**Provided data**
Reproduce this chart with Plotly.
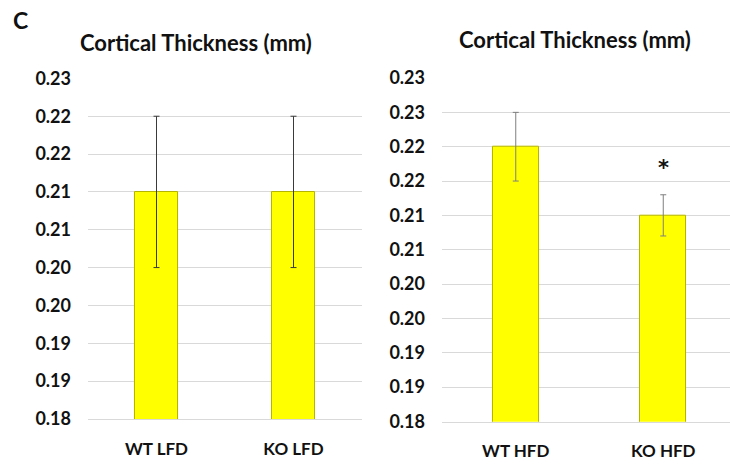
import plotly.graph_objects as go

# Data
lfd_groups = ["WT LFD", "KO LFD"]
lfd_values = [0.21, 0.21]
lfd_errors = [0.01, 0.01]

hfd_groups = ["WT HFD", "KO HFD"]
hfd_values = [0.22, 0.21]
hfd_errors = [0.005, 0.003]

lfd_tickvals = [0.18, 0.185, 0.19, 0.195, 0.20, 0.205, 0.21, 0.215, 0.22, 0.225]
lfd_ticktext = ["0.18", "0.19", "0.19", "0.20", "0.20", "0.21", "0.21", "0.22", "0.22", "0.23"]
hfd_tickvals = [0.18, 0.185, 0.19, 0.195, 0.20, 0.205, 0.21, 0.215, 0.22, 0.225, 0.23]
hfd_ticktext = ["0.18", "0.19", "0.19", "0.20", "0.20", "0.21", "0.21", "0.22", "0.22", "0.23", "0.23"]

title_text = "Cortical Thickness (mm)"
panel_label = "C"
sig_mark = "*"

FONT = "Lato"
BAR_COLOR = "#ffff00"
EDGE = "#b5b500"
GRID = "#d9d9d9"

fig = go.Figure()

fig.add_trace(go.Bar(
    x=[0, 1], y=lfd_values, width=0.31,
    marker=dict(color=BAR_COLOR, line=dict(color=EDGE, width=1)),
    error_y=dict(type="data", array=lfd_errors, color="#3a3a3a", thickness=1, width=3),
    xaxis="x", yaxis="y", showlegend=False,
))
fig.add_trace(go.Bar(
    x=[0, 1], y=hfd_values, width=0.31,
    marker=dict(color=BAR_COLOR, line=dict(color=EDGE, width=1)),
    error_y=dict(type="data", array=hfd_errors, color="#7f7f7f", thickness=1, width=3),
    xaxis="x2", yaxis="y2", showlegend=False,
))

W, H = 730, 464
tickfont = dict(family=FONT, size=18, color="#111111", weight="bold")
catfont = dict(family=FONT, size=17, color="#111111", weight="bold")

fig.update_layout(
    width=W, height=H,
    margin=dict(l=0, r=0, t=0, b=0, autoexpand=False),
    paper_bgcolor="white", plot_bgcolor="white",
    bargap=0,
    xaxis=dict(
        domain=[88 / W, 362 / W], range=[-0.5, 1.5],
        tickvals=[0, 1], ticktext=lfd_groups, tickfont=catfont,
        showgrid=False, zeroline=False, showline=True, linecolor=GRID, linewidth=1,
        ticks="", ticklabelstandoff=14, anchor="y", automargin=False,
    ),
    yaxis=dict(
        domain=[1 - 419.3 / H, 1 - 78 / H], range=[0.17995, 0.22505],
        tickvals=lfd_tickvals, ticktext=lfd_ticktext, tickfont=tickfont,
        showgrid=True, gridcolor=GRID, gridwidth=1, zeroline=False, showline=False,
        ticks="", ticklabelstandoff=16, anchor="x", automargin=False,
    ),
    xaxis2=dict(
        domain=[442 / W, 1.0], range=[-0.5, 1.5 - 7 / 147.5],
        tickvals=[0, 1], ticktext=hfd_groups, tickfont=catfont,
        showgrid=False, zeroline=False, showline=True, linecolor=GRID, linewidth=1,
        ticks="", ticklabelstandoff=14, anchor="y2", automargin=False,
    ),
    yaxis2=dict(
        domain=[1 - 421.7 / H, 1 - 77.7 / H], range=[0.17995, 0.23005],
        tickvals=hfd_tickvals, ticktext=hfd_ticktext, tickfont=tickfont,
        showgrid=True, gridcolor=GRID, gridwidth=1, zeroline=False, showline=False,
        ticks="", ticklabelstandoff=16, anchor="x2", automargin=False,
    ),
    annotations=[
        dict(text=panel_label, x=11 / W, y=1 - 20 / H, xref="paper", yref="paper",
             xanchor="left", yanchor="middle", showarrow=False,
             font=dict(family=FONT, size=23, color="#111111", weight="bold")),
        dict(text=title_text, x=196 / W, y=1 - 42 / H, xref="paper", yref="paper",
             xanchor="center", yanchor="middle", showarrow=False,
             font=dict(family=FONT, size=22, color="#111111", weight="bold")),
        dict(text=title_text, x=575 / W, y=1 - 39 / H, xref="paper", yref="paper",
             xanchor="center", yanchor="middle", showarrow=False,
             font=dict(family=FONT, size=22, color="#111111", weight="bold")),
        dict(text=sig_mark, x=1, y=0.2169, xref="x2", yref="y2",
             xanchor="center", yanchor="middle", showarrow=False,
             font=dict(family="DejaVu Sans", size=21, color="#111111", weight="bold")),
    ],
)

fig.write_html("out.html")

**Challenge**
Transcribe the listing in full and omit the pictures.

**Solution for this problem**
Reproduce this chart with Plotly.
import plotly.graph_objects as go

# Data
lfd_groups = ["WT LFD", "KO LFD"]
lfd_values = [0.21, 0.21]
lfd_errors = [0.01, 0.01]

hfd_groups = ["WT HFD", "KO HFD"]
hfd_values = [0.22, 0.21]
hfd_errors = [0.005, 0.003]

lfd_tickvals = [0.18, 0.185, 0.19, 0.195, 0.20, 0.205, 0.21, 0.215, 0.22, 0.225]
lfd_ticktext = ["0.18", "0.19", "0.19", "0.20", "0.20", "0.21", "0.21", "0.22", "0.22", "0.23"]
hfd_tickvals = [0.18, 0.185, 0.19, 0.195, 0.20, 0.205, 0.21, 0.215, 0.22, 0.225, 0.23]
hfd_ticktext = ["0.18", "0.19", "0.19", "0.20", "0.20", "0.21", "0.21", "0.22", "0.22", "0.23", "0.23"]

title_text = "Cortical Thickness (mm)"
panel_label = "C"
sig_mark = "*"

FONT = "Lato"
BAR_COLOR = "#ffff00"
EDGE = "#b5b500"
GRID = "#d9d9d9"

fig = go.Figure()

fig.add_trace(go.Bar(
    x=[0, 1], y=lfd_values, width=0.31,
    marker=dict(color=BAR_COLOR, line=dict(color=EDGE, width=1)),
    error_y=dict(type="data", array=lfd_errors, color="#3a3a3a", thickness=1, width=3),
    xaxis="x", yaxis="y", showlegend=False,
))
fig.add_trace(go.Bar(
    x=[0, 1], y=hfd_values, width=0.31,
    marker=dict(color=BAR_COLOR, line=dict(color=EDGE, width=1)),
    error_y=dict(type="data", array=hfd_errors, color="#7f7f7f", thickness=1, width=3),
    xaxis="x2", yaxis="y2", showlegend=False,
))

W, H = 730, 464
tickfont = dict(family=FONT, size=18, color="#111111", weight="bold")
catfont = dict(family=FONT, size=17, color="#111111", weight="bold")

fig.update_layout(
    width=W, height=H,
    margin=dict(l=0, r=0, t=0, b=0, autoexpand=False),
    paper_bgcolor="white", plot_bgcolor="white",
    bargap=0,
    xaxis=dict(
        domain=[88 / W, 362 / W], range=[-0.5, 1.5],
        tickvals=[0, 1], ticktext=lfd_groups, tickfont=catfont,
        showgrid=False, zeroline=False, showline=True, linecolor=GRID, linewidth=1,
        ticks="", ticklabelstandoff=14, anchor="y", automargin=False,
    ),
    yaxis=dict(
        domain=[1 - 419.3 / H, 1 - 78 / H], range=[0.17995, 0.22505],
        tickvals=lfd_tickvals, ticktext=lfd_ticktext, tickfont=tickfont,
        showgrid=True, gridcolor=GRID, gridwidth=1, zeroline=False, showline=False,
        ticks="", ticklabelstandoff=16, anchor="x", automargin=False,
    ),
    xaxis2=dict(
        domain=[442 / W, 1.0], range=[-0.5, 1.5 - 7 / 147.5],
        tickvals=[0, 1], ticktext=hfd_groups, tickfont=catfont,
        showgrid=False, zeroline=False, showline=True, linecolor=GRID, linewidth=1,
        ticks="", ticklabelstandoff=14, anchor="y2", automargin=False,
    ),
    yaxis2=dict(
        domain=[1 - 421.7 / H, 1 - 77.7 / H], range=[0.17995, 0.23005],
        tickvals=hfd_tickvals, ticktext=hfd_ticktext, tickfont=tickfont,
        showgrid=True, gridcolor=GRID, gridwidth=1, zeroline=False, showline=False,
        ticks="", ticklabelstandoff=16, anchor="x2", automargin=False,
    ),
    annotations=[
        dict(text=panel_label, x=11 / W, y=1 - 20 / H, xref="paper", yref="paper",
             xanchor="left", yanchor="middle", showarrow=False,
             font=dict(family=FONT, size=23, color="#111111", weight="bold")),
        dict(text=title_text, x=196 / W, y=1 - 42 / H, xref="paper", yref="paper",
             xanchor="center", yanchor="middle", showarrow=False,
             font=dict(family=FONT, size=22, color="#111111", weight="bold")),
        dict(text=title_text, x=575 / W, y=1 - 39 / H, xref="paper", yref="paper",
             xanchor="center", yanchor="middle", showarrow=False,
             font=dict(family=FONT, size=22, color="#111111", weight="bold")),
        dict(text=sig_mark, x=1, y=0.2169, xref="x2", yref="y2",
             xanchor="center", yanchor="middle", showarrow=False,
             font=dict(family="DejaVu Sans", size=21, color="#111111", weight="bold")),
    ],
)

fig.write_html("out.html")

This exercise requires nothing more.